Aim of the exercise: Where a line contains the word "this", copy that line.

Source records:
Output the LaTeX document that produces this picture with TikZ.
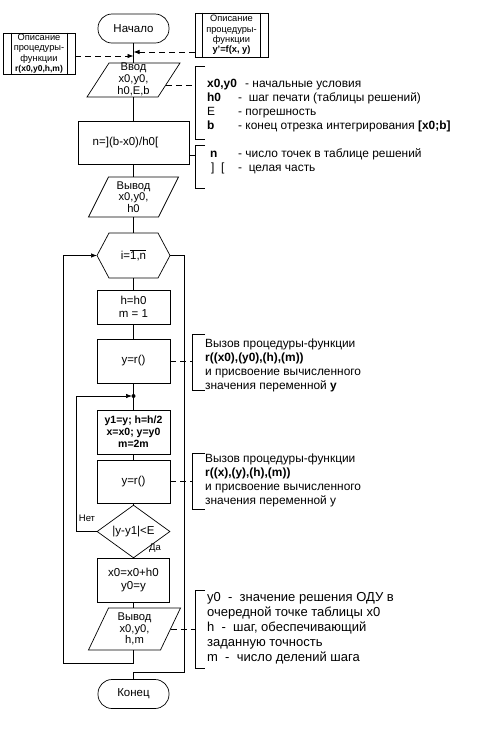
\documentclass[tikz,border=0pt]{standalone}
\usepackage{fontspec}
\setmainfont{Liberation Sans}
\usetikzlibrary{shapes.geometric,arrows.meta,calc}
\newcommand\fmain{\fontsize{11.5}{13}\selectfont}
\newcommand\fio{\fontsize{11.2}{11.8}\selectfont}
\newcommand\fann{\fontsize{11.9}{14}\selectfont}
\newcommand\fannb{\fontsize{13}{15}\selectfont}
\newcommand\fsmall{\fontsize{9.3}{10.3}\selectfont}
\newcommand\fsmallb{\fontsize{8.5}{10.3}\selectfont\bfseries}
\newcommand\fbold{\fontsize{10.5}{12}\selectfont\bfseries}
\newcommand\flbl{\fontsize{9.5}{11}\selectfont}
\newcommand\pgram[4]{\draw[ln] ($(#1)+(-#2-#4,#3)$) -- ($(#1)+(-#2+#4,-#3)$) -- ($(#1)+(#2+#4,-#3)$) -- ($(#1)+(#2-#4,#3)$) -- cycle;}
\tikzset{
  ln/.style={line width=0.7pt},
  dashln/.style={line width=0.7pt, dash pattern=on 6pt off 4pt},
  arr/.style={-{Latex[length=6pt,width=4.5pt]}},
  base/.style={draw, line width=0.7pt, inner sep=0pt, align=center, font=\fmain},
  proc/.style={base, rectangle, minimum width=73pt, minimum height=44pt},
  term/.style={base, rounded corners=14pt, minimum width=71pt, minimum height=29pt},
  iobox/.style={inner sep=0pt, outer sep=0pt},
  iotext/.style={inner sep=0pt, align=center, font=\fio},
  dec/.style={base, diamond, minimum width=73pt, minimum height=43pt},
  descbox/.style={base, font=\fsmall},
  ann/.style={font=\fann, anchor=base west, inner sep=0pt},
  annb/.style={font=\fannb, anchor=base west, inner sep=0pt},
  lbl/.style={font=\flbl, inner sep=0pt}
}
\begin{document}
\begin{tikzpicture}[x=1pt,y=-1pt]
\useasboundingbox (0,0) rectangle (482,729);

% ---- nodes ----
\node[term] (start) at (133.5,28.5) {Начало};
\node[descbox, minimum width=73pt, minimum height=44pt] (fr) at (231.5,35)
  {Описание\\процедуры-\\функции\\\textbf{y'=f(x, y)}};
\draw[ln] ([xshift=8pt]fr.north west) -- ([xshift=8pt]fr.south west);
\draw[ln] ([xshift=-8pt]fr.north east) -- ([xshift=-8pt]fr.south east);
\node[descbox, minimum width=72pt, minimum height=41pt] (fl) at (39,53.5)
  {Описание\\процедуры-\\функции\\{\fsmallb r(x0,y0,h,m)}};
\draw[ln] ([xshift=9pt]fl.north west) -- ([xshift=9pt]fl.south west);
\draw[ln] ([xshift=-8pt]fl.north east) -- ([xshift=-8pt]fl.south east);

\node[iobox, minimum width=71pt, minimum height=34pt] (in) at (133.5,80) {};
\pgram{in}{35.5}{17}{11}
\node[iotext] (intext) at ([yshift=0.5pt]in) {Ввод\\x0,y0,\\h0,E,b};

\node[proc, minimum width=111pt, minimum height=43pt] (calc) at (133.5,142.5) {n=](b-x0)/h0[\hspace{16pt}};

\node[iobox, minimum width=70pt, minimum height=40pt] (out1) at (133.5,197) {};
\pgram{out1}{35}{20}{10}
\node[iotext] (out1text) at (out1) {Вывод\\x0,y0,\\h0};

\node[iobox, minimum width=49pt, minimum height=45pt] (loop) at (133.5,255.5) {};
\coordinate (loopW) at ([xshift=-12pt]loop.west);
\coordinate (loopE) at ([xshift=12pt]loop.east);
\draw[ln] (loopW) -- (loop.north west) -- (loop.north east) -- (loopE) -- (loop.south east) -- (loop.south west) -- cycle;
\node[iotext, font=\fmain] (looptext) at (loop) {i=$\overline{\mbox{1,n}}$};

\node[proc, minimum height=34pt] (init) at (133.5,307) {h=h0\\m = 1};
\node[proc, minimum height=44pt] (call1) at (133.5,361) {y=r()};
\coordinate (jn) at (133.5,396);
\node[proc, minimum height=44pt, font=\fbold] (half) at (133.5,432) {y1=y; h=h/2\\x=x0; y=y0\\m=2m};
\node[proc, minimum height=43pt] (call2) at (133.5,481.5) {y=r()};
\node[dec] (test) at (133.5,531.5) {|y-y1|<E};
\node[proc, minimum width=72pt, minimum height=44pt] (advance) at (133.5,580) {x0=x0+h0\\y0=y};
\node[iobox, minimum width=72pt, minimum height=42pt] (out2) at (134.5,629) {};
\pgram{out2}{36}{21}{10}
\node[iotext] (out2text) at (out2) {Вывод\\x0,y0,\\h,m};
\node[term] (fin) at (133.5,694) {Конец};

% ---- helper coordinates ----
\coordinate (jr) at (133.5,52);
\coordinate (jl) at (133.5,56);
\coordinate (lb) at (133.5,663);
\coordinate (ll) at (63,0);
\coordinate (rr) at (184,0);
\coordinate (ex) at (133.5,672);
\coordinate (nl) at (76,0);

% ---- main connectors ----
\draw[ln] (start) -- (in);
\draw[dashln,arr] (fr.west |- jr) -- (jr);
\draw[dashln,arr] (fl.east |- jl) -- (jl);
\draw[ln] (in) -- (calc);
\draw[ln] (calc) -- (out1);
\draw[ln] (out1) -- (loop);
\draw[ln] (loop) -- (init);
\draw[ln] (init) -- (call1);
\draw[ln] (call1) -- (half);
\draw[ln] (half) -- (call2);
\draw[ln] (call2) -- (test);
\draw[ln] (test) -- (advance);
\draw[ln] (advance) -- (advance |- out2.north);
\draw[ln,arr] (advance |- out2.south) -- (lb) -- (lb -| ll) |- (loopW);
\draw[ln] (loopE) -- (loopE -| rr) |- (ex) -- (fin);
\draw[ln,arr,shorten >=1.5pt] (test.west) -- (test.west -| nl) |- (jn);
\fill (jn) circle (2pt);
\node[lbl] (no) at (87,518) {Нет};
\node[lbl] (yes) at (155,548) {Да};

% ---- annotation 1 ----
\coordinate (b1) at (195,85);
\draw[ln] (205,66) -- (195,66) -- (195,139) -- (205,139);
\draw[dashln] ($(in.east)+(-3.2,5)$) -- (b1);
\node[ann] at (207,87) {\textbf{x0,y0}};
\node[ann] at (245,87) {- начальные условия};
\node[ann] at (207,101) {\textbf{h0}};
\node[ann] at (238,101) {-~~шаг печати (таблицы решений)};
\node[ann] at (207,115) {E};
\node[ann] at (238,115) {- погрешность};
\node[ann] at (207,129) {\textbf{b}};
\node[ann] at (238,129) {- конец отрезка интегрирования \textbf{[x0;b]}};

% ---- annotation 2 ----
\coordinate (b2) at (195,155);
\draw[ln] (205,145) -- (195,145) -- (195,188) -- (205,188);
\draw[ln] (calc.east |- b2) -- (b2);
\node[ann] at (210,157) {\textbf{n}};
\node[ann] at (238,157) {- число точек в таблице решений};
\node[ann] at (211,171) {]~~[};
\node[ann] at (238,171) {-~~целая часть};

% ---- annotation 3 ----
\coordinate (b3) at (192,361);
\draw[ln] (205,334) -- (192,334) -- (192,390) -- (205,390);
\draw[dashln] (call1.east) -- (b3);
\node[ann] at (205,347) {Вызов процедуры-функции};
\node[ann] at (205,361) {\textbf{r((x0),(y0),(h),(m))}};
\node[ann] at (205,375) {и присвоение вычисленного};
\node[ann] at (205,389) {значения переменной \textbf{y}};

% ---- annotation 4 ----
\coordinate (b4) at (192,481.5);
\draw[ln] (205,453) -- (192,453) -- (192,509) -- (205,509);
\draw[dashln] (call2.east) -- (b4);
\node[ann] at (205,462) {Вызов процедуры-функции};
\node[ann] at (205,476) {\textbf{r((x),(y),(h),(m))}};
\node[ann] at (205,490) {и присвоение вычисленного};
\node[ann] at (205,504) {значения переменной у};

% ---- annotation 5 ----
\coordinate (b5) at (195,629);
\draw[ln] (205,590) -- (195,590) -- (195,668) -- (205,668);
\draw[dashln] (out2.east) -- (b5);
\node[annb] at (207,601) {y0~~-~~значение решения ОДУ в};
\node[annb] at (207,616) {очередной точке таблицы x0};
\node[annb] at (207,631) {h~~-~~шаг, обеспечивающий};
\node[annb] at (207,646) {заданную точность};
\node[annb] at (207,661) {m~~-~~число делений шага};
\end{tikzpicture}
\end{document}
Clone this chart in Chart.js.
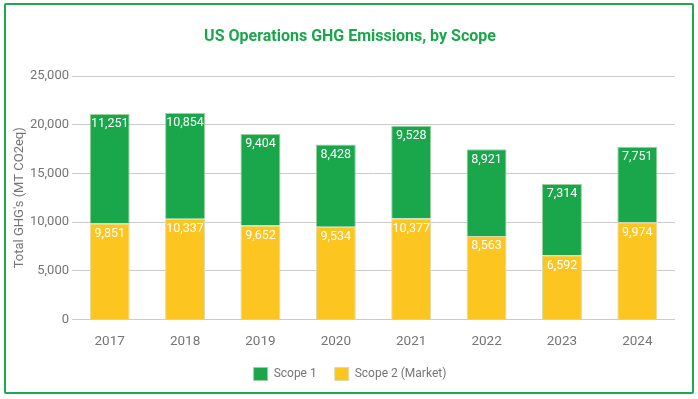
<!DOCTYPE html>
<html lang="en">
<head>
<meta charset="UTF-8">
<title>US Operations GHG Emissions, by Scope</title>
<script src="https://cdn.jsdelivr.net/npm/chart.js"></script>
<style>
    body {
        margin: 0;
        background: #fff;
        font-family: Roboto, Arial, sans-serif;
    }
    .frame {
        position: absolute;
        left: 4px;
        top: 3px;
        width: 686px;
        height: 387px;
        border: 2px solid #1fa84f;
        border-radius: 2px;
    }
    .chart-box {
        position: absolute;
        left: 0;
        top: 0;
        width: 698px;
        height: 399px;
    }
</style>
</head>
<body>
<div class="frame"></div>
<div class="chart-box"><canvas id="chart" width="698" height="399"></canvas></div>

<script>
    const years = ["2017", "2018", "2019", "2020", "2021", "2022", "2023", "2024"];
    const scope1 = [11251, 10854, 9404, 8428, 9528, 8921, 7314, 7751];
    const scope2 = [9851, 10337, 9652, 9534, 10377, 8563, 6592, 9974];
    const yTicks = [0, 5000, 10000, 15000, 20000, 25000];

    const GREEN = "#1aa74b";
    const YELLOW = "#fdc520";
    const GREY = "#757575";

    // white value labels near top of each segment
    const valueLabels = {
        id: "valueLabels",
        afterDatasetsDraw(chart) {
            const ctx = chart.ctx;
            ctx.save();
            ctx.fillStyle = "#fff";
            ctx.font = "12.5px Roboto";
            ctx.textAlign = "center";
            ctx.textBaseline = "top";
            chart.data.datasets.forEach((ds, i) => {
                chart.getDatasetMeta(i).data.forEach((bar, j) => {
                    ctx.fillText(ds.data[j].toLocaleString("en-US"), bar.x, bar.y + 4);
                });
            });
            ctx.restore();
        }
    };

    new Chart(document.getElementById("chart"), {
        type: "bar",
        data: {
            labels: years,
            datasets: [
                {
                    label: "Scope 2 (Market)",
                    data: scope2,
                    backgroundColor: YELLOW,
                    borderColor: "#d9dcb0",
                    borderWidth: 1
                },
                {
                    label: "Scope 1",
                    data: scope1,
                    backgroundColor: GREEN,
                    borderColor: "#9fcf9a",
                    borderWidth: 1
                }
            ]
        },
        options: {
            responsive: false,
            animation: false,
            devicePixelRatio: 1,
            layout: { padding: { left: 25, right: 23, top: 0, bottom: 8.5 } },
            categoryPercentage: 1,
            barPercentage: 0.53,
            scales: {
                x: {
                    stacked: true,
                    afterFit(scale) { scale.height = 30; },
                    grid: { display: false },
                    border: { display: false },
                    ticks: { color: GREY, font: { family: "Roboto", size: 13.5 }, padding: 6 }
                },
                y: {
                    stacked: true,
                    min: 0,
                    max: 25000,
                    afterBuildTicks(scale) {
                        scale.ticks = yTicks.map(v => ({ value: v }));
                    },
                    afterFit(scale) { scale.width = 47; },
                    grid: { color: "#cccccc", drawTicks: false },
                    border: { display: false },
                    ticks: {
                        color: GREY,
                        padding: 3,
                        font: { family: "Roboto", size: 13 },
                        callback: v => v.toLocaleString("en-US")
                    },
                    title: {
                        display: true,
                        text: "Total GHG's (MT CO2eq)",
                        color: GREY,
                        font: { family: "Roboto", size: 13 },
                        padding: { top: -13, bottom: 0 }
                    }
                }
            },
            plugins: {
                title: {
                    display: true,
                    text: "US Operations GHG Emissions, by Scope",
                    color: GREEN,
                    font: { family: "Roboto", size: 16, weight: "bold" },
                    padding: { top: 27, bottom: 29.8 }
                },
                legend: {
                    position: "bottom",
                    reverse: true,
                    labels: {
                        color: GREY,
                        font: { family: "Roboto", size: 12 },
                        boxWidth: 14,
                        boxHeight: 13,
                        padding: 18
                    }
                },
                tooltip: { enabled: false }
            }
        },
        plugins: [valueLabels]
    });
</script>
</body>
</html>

Final result:
Output the LaTeX document that produces this picture with TikZ.
Clone this chart in Chart.js.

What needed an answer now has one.